◆ Short problem ◆
Return, exactly as written, the run of lines that begins at the line containing "Reproduce this chart" and ends at the line containing "years = list(range(2020, 2051))". Nothing outside that run belongs in the answer.

(Records excerpted from a collection)
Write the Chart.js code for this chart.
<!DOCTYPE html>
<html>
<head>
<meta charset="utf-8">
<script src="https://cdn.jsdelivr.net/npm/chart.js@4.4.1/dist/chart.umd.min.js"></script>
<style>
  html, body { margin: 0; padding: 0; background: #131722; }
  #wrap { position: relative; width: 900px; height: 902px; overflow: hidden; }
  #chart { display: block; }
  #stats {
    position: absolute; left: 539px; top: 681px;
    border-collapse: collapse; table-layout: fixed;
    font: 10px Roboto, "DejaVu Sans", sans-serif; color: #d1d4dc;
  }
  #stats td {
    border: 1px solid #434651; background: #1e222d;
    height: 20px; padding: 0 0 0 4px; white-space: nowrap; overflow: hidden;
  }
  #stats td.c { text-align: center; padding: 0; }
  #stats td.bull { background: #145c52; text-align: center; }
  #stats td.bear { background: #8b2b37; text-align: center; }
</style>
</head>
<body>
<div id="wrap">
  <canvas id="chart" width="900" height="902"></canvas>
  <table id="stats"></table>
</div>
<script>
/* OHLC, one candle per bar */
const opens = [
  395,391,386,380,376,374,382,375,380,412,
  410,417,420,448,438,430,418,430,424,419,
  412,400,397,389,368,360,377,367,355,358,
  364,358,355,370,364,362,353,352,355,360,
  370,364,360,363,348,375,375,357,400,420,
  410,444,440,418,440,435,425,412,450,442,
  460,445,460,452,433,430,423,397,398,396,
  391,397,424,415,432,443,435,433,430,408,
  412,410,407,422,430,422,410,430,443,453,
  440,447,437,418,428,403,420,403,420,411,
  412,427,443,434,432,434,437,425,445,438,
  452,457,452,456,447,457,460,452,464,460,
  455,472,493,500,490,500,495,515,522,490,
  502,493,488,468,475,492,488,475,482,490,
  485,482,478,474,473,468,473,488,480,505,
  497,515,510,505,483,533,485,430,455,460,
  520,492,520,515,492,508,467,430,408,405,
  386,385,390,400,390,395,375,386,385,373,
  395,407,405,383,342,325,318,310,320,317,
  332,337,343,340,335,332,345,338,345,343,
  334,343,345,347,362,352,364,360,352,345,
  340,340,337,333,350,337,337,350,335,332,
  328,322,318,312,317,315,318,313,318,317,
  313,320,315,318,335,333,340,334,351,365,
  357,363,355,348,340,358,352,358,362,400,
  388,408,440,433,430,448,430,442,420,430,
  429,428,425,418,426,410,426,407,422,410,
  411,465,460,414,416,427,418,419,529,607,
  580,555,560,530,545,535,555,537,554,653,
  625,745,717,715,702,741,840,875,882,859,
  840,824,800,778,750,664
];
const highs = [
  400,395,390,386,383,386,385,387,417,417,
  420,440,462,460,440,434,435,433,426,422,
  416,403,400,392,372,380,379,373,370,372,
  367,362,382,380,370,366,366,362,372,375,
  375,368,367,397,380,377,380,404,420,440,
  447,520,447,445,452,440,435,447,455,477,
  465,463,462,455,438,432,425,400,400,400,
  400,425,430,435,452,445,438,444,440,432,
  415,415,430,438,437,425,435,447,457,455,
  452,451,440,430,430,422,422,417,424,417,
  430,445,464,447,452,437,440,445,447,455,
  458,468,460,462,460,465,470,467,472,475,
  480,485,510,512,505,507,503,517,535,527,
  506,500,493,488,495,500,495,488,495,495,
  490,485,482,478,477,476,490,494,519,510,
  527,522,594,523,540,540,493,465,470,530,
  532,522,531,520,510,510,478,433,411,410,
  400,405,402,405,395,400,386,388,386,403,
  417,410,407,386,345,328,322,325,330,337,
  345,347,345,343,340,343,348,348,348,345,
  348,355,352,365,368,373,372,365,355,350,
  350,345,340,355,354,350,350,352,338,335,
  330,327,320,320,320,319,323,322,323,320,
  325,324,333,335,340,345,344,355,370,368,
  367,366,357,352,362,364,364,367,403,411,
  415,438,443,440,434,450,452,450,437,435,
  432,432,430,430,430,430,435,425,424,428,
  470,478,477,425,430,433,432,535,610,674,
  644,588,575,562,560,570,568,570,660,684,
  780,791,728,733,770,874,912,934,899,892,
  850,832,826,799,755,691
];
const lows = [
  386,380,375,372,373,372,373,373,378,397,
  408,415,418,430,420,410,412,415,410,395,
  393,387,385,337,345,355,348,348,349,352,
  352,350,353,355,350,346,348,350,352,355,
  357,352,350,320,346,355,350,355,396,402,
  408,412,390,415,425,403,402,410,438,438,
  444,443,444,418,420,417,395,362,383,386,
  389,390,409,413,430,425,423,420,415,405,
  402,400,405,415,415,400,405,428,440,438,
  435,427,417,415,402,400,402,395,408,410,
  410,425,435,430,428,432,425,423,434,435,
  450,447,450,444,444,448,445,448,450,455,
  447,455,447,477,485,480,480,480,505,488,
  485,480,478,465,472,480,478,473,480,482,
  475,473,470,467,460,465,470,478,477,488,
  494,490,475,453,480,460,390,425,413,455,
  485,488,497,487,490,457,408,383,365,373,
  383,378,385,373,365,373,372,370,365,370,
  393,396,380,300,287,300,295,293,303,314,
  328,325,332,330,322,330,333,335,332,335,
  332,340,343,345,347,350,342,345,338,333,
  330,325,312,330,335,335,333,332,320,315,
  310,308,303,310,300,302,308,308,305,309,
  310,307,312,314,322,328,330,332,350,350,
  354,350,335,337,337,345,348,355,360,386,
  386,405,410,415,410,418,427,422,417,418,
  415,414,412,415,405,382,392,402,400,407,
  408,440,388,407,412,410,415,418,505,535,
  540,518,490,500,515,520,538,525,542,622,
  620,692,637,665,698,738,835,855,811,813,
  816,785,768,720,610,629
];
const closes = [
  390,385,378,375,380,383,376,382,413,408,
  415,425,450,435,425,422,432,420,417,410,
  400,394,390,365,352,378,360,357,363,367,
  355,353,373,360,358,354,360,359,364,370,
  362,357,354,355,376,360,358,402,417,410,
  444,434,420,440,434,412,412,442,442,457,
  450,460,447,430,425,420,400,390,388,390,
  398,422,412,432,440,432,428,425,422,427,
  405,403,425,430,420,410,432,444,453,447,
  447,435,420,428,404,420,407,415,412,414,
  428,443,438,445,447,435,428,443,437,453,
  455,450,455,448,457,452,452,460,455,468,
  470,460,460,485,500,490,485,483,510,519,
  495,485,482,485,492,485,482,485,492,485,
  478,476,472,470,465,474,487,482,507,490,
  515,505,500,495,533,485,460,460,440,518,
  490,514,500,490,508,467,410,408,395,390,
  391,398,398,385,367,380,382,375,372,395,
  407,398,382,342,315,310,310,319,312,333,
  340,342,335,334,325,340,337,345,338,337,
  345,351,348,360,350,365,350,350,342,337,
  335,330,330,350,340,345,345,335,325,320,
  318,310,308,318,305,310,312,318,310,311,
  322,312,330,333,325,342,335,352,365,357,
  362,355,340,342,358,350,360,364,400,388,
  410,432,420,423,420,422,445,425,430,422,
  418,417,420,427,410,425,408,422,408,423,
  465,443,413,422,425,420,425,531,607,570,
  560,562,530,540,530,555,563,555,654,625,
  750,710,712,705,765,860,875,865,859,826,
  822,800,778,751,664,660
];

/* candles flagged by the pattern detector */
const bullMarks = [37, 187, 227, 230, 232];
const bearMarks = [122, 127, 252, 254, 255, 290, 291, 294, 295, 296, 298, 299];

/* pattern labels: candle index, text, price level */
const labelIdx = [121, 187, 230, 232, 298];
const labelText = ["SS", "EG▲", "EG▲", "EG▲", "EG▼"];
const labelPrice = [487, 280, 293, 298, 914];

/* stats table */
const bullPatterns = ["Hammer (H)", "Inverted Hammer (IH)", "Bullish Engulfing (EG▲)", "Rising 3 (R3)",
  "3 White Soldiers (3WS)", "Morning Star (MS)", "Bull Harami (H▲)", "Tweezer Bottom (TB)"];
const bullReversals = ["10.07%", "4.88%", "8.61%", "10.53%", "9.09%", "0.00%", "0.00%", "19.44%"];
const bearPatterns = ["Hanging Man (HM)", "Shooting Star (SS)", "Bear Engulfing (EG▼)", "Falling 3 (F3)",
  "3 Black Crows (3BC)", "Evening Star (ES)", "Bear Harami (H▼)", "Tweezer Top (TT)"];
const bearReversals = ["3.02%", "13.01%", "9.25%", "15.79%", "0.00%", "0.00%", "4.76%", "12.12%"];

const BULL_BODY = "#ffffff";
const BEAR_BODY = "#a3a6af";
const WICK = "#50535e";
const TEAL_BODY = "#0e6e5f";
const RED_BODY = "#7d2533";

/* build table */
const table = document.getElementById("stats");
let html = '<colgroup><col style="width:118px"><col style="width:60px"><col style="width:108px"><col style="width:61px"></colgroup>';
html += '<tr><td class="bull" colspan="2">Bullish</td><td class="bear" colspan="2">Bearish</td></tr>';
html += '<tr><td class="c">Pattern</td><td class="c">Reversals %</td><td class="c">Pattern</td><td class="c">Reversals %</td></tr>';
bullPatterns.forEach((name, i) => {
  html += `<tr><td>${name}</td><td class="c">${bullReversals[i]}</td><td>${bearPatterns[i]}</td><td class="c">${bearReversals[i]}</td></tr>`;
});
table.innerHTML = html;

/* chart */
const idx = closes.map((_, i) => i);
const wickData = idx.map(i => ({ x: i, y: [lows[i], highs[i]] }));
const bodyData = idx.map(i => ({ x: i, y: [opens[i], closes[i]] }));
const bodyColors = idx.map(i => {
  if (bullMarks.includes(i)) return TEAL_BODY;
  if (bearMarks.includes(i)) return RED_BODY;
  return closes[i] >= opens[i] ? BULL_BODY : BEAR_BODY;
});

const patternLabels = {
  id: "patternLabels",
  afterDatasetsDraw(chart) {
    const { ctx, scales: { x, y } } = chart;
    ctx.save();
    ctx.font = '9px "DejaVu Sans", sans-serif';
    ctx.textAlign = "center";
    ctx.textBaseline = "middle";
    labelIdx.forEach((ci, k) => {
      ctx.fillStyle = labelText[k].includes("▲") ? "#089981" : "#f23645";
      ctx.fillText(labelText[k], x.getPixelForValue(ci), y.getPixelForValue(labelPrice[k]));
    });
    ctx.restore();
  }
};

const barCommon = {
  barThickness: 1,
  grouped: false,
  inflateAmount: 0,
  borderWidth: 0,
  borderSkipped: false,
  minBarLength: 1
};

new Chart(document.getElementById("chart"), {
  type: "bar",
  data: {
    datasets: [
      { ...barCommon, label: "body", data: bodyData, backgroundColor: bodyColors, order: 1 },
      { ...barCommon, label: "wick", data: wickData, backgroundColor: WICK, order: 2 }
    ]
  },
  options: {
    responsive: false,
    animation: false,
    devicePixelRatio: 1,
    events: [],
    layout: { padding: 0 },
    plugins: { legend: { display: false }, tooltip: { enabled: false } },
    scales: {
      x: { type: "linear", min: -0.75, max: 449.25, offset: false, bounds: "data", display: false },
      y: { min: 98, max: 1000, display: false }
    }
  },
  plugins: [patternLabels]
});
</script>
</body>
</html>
--
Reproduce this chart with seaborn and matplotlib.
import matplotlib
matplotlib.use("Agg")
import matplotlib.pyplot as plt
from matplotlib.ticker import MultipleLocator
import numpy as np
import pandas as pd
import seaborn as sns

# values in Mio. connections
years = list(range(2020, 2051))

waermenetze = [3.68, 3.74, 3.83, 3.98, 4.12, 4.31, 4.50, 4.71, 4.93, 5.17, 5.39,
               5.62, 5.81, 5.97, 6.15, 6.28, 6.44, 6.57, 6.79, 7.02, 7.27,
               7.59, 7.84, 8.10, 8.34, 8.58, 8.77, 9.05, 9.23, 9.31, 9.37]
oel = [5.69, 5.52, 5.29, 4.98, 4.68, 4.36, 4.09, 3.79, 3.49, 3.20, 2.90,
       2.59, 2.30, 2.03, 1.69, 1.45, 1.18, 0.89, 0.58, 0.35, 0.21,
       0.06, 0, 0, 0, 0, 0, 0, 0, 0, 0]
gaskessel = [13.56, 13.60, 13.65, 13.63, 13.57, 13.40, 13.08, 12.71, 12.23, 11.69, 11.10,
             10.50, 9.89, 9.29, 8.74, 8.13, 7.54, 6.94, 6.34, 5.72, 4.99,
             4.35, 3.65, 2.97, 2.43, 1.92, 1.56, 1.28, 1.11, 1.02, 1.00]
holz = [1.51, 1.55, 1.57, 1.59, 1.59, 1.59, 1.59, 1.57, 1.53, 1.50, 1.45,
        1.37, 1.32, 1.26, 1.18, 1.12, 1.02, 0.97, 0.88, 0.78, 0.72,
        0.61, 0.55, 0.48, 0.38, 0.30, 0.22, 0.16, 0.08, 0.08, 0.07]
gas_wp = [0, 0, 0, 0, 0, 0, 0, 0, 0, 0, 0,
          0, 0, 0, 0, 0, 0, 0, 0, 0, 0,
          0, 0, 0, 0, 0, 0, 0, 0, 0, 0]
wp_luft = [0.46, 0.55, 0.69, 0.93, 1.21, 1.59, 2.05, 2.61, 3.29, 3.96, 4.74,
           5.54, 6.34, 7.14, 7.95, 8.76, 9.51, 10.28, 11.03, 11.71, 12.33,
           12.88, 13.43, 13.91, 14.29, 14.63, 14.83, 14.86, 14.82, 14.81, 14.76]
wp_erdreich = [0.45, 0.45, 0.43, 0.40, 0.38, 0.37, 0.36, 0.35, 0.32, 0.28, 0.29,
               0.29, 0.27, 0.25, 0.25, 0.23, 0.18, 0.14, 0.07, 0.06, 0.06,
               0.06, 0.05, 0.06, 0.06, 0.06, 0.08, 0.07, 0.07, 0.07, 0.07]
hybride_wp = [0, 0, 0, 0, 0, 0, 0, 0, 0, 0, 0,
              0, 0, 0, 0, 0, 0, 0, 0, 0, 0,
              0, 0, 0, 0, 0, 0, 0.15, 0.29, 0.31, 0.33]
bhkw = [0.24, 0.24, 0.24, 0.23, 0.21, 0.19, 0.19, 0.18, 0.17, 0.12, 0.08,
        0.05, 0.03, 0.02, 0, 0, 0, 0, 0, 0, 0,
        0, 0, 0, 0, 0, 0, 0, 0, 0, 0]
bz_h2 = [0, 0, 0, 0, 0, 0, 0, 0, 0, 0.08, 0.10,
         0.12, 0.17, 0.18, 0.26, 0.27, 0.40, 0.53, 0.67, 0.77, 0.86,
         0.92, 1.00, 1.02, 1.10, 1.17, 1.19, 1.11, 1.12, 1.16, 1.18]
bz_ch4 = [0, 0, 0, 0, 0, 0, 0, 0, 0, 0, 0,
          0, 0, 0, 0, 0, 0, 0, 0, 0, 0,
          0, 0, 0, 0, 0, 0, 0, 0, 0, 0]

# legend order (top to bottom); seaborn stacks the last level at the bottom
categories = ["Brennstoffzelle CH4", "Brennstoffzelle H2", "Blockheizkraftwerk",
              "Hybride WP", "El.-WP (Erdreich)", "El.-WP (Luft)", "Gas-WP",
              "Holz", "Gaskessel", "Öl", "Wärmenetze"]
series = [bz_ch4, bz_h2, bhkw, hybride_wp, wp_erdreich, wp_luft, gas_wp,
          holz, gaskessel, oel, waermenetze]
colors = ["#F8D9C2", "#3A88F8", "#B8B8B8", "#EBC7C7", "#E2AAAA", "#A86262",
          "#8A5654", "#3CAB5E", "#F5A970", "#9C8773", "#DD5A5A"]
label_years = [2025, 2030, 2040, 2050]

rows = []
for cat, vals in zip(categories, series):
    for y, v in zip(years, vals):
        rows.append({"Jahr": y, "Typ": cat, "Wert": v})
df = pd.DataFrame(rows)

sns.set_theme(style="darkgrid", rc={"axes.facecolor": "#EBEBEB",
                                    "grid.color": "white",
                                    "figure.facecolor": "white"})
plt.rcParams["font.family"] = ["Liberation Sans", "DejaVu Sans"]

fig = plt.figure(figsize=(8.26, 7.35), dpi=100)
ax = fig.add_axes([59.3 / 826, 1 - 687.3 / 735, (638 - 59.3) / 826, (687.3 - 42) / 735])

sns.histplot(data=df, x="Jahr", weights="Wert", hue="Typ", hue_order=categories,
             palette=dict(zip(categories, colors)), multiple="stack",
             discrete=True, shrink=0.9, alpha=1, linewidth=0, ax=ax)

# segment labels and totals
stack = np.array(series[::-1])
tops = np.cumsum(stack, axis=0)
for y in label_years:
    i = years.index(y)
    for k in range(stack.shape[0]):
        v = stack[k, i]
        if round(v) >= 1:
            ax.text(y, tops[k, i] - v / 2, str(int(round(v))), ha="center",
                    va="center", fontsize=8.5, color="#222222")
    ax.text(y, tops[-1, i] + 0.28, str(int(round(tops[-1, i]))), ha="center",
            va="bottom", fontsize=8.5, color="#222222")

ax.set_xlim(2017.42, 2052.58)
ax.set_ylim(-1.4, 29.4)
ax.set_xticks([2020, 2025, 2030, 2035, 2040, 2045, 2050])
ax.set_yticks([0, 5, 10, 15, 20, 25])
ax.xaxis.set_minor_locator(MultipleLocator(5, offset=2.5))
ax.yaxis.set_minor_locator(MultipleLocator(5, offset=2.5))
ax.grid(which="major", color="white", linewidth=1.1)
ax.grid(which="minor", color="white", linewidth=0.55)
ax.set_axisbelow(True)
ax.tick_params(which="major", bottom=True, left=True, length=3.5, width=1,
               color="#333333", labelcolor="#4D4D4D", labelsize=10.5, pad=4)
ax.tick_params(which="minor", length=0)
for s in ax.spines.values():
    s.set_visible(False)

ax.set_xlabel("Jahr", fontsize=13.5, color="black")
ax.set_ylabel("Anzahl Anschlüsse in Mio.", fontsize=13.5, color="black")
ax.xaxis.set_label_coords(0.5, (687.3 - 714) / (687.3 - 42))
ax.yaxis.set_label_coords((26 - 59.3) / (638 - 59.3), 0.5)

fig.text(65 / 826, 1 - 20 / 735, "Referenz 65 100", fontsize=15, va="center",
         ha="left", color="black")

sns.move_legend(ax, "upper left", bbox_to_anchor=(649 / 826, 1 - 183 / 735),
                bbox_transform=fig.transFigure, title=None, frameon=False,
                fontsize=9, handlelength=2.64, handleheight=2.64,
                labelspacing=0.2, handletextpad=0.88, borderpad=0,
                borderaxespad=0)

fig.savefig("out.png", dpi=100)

◆ Solution for this task ◆
Reproduce this chart with seaborn and matplotlib.
import matplotlib
matplotlib.use("Agg")
import matplotlib.pyplot as plt
from matplotlib.ticker import MultipleLocator
import numpy as np
import pandas as pd
import seaborn as sns

# values in Mio. connections
years = list(range(2020, 2051))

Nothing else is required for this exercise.